How Makerspaces Increase Creativity and Promote Innovation in the Classroom
Humans are natural makers, eager to conceive, to create, and to mold the world around us. This is especially true in children, who are still learning each day how to interact with their surroundings. Tapping this desire to invent, schools across the country are discovering that makerspaces can help reinforce daily lessons and generate an interest in a range of topics.
Regardless of a student’s passions, makerspaces allow them to turn their learning into action. Makerspaces are much more than the traditional art studio, wood shop, computer center, or science lab typically found in schools. Instead, a makerspace combines the tools (and skills) used in all these settings and more to offer a place where students can feed their innate drive to craft things, while also building valuable experience in a range of academic subjects.

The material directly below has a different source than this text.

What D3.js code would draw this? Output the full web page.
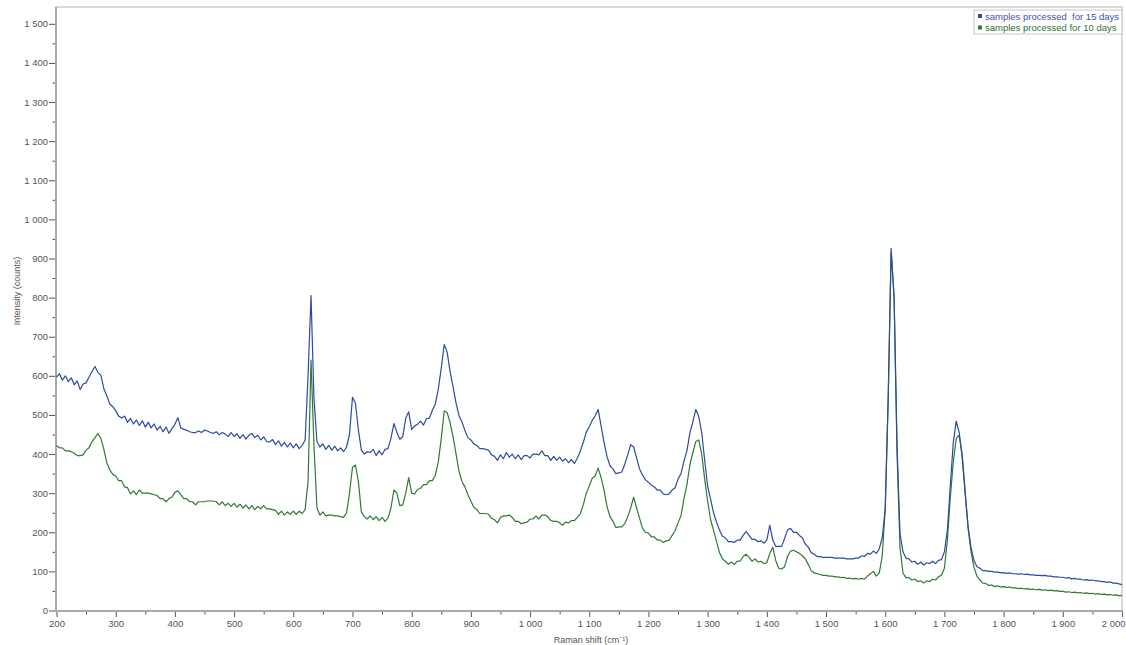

Within a makerspace, you may find materials for electronics and robotics, coding, 3-D printing, kinetic machines, working with various textiles and materials, and even creating and editing digital media and special effects. Anything that can be used to create has a spot in a makerspace.
It is this versatility that makes these spaces so valuable to student learning. Makerspaces increase problem solving skills in students, tap into STEM academic areas, and support innovation and creativity. Students who spend time creating and discovering in a makerspace practice complex technical skills and material crafting while expressing their ingenuity on a range of school projects.
Makerspaces are also integral for tactile learners. These spaces allow students to see concepts in action and get hands-on knowledge of the topics they are learning in the core academics central to their success.
Giving students access to a makerspace can mean anything from a full maker lab at school to a place in the home with supplies for them with which to craft. It is easy to set up a makerspace at home with tools, raw materials, and more to unleash their inspiration to solve problems, to create something innovative, or to explore how things work.